Task to carry out
Please quote exactly the opening lines of the data, from the first line to the one where "const sampleSeconds = 87.14;" appears.
-- Start of Collected material --
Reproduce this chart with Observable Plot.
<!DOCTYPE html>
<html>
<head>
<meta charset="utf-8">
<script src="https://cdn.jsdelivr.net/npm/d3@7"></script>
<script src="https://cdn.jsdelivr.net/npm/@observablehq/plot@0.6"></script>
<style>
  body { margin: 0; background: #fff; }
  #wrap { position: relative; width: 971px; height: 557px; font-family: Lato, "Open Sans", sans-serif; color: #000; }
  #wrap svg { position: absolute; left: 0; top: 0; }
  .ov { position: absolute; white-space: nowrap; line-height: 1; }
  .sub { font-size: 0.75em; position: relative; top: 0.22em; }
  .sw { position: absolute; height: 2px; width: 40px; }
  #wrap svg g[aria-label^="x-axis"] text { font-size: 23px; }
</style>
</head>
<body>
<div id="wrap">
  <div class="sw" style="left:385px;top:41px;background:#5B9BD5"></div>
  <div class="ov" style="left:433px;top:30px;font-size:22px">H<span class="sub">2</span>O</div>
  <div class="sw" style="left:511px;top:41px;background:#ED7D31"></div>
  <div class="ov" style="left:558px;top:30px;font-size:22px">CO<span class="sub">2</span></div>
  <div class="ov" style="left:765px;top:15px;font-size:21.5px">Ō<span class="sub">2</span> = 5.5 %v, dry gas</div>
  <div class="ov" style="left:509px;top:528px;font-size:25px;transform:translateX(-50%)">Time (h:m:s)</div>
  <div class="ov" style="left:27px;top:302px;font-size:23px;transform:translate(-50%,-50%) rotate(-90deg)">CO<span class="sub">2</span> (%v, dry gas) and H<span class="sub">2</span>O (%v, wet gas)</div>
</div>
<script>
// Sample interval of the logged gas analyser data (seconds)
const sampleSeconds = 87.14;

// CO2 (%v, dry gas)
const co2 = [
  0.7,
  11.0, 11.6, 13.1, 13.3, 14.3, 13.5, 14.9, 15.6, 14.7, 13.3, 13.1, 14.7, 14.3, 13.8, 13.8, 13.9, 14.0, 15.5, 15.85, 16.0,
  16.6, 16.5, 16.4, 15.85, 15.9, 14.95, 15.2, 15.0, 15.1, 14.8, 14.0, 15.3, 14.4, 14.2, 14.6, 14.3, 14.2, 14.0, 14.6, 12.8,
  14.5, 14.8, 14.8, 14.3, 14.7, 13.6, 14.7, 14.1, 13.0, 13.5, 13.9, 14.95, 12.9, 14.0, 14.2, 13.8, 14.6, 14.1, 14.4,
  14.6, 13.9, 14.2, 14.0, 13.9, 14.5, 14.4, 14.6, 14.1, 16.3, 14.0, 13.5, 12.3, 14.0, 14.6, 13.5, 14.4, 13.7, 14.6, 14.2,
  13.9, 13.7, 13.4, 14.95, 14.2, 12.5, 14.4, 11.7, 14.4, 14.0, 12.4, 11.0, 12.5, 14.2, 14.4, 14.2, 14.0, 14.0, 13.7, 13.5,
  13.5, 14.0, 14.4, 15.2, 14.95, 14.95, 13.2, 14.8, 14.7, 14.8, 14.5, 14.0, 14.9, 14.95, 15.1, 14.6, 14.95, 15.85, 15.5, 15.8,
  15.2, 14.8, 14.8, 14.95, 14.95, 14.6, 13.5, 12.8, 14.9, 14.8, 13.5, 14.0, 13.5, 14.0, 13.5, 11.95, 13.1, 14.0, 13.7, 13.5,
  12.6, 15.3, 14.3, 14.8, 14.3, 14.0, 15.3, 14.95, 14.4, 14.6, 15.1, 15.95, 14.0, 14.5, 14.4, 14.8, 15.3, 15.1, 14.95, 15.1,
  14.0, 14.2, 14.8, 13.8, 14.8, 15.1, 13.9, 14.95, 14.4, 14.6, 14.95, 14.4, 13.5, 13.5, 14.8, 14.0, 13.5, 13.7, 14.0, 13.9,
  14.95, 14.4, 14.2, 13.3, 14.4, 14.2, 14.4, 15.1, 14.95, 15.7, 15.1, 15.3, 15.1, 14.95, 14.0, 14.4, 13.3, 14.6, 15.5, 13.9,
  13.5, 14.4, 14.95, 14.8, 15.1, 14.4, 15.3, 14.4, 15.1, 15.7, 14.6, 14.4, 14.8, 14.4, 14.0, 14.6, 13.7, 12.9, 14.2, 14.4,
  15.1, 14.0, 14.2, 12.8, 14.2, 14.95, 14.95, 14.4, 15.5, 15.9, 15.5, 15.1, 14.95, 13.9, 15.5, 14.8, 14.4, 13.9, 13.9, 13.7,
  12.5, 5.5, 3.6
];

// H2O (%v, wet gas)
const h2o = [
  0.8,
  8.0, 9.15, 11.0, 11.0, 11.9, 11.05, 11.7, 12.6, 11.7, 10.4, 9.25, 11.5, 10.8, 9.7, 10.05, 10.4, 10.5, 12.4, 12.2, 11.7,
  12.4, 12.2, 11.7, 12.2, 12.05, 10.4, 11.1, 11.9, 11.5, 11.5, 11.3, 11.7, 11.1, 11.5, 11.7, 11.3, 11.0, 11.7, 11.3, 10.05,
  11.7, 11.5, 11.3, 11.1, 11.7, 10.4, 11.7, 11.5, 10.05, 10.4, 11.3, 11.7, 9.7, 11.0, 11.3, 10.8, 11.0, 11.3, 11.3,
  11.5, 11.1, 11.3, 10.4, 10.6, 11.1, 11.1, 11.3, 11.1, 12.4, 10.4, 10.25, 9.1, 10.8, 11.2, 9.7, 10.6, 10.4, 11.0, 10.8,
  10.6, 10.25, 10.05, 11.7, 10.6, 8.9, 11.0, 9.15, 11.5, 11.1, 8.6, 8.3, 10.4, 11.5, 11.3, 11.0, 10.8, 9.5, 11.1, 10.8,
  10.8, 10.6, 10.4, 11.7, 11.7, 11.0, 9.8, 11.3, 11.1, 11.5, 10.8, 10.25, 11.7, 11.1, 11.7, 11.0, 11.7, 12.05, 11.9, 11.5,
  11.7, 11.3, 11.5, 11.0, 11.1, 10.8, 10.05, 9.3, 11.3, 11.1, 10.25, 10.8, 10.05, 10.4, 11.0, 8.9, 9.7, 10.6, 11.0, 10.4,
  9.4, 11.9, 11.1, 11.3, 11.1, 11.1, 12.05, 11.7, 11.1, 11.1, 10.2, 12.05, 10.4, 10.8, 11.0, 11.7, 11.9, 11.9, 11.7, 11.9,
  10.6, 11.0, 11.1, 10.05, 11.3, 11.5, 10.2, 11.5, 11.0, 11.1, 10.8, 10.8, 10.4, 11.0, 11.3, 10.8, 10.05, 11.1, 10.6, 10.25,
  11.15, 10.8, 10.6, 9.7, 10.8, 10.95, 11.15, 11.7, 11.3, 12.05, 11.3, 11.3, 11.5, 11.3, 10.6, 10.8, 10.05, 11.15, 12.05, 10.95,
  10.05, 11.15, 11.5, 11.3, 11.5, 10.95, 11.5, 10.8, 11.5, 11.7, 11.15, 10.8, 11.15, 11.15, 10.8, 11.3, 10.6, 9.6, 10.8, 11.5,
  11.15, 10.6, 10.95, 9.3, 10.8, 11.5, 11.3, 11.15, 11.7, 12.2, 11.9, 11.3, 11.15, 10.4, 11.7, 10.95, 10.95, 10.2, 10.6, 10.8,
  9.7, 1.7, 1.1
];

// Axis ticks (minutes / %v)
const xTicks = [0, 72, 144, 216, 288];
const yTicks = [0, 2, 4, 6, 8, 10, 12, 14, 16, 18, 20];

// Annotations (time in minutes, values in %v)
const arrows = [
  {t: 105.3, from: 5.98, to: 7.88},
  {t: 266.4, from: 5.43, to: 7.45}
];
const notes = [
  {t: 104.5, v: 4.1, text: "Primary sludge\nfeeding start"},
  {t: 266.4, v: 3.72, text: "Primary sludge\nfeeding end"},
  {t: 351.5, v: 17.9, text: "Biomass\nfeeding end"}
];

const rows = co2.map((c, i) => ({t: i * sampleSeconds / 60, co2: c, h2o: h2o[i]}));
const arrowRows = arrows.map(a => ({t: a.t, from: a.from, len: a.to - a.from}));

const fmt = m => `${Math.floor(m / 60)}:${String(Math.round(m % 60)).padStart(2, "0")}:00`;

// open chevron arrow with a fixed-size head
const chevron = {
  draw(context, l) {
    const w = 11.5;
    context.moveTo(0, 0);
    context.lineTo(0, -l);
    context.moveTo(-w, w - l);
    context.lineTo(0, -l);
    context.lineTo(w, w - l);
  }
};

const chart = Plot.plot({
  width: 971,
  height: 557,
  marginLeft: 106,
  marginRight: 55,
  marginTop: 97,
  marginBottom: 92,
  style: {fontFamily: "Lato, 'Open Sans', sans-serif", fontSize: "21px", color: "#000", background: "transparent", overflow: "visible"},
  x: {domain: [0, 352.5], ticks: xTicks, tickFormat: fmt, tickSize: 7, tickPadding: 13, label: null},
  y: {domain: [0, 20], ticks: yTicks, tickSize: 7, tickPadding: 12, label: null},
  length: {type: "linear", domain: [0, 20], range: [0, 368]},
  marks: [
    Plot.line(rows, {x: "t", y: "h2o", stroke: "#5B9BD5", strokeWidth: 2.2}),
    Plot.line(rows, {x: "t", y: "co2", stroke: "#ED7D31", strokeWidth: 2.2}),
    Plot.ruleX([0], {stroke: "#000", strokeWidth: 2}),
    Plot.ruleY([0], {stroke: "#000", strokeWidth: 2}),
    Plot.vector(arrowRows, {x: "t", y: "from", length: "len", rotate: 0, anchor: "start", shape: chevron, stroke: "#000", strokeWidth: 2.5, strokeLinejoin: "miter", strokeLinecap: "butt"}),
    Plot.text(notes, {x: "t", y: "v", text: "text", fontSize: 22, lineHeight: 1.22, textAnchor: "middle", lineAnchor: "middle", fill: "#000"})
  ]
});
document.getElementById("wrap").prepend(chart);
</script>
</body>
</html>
-- End of Collected material --
Solution for this problem
Reproduce this chart with Observable Plot.
<!DOCTYPE html>
<html>
<head>
<meta charset="utf-8">
<script src="https://cdn.jsdelivr.net/npm/d3@7"></script>
<script src="https://cdn.jsdelivr.net/npm/@observablehq/plot@0.6"></script>
<style>
  body { margin: 0; background: #fff; }
  #wrap { position: relative; width: 971px; height: 557px; font-family: Lato, "Open Sans", sans-serif; color: #000; }
  #wrap svg { position: absolute; left: 0; top: 0; }
  .ov { position: absolute; white-space: nowrap; line-height: 1; }
  .sub { font-size: 0.75em; position: relative; top: 0.22em; }
  .sw { position: absolute; height: 2px; width: 40px; }
  #wrap svg g[aria-label^="x-axis"] text { font-size: 23px; }
</style>
</head>
<body>
<div id="wrap">
  <div class="sw" style="left:385px;top:41px;background:#5B9BD5"></div>
  <div class="ov" style="left:433px;top:30px;font-size:22px">H<span class="sub">2</span>O</div>
  <div class="sw" style="left:511px;top:41px;background:#ED7D31"></div>
  <div class="ov" style="left:558px;top:30px;font-size:22px">CO<span class="sub">2</span></div>
  <div class="ov" style="left:765px;top:15px;font-size:21.5px">Ō<span class="sub">2</span> = 5.5 %v, dry gas</div>
  <div class="ov" style="left:509px;top:528px;font-size:25px;transform:translateX(-50%)">Time (h:m:s)</div>
  <div class="ov" style="left:27px;top:302px;font-size:23px;transform:translate(-50%,-50%) rotate(-90deg)">CO<span class="sub">2</span> (%v, dry gas) and H<span class="sub">2</span>O (%v, wet gas)</div>
</div>
<script>
// Sample interval of the logged gas analyser data (seconds)
const sampleSeconds = 87.14;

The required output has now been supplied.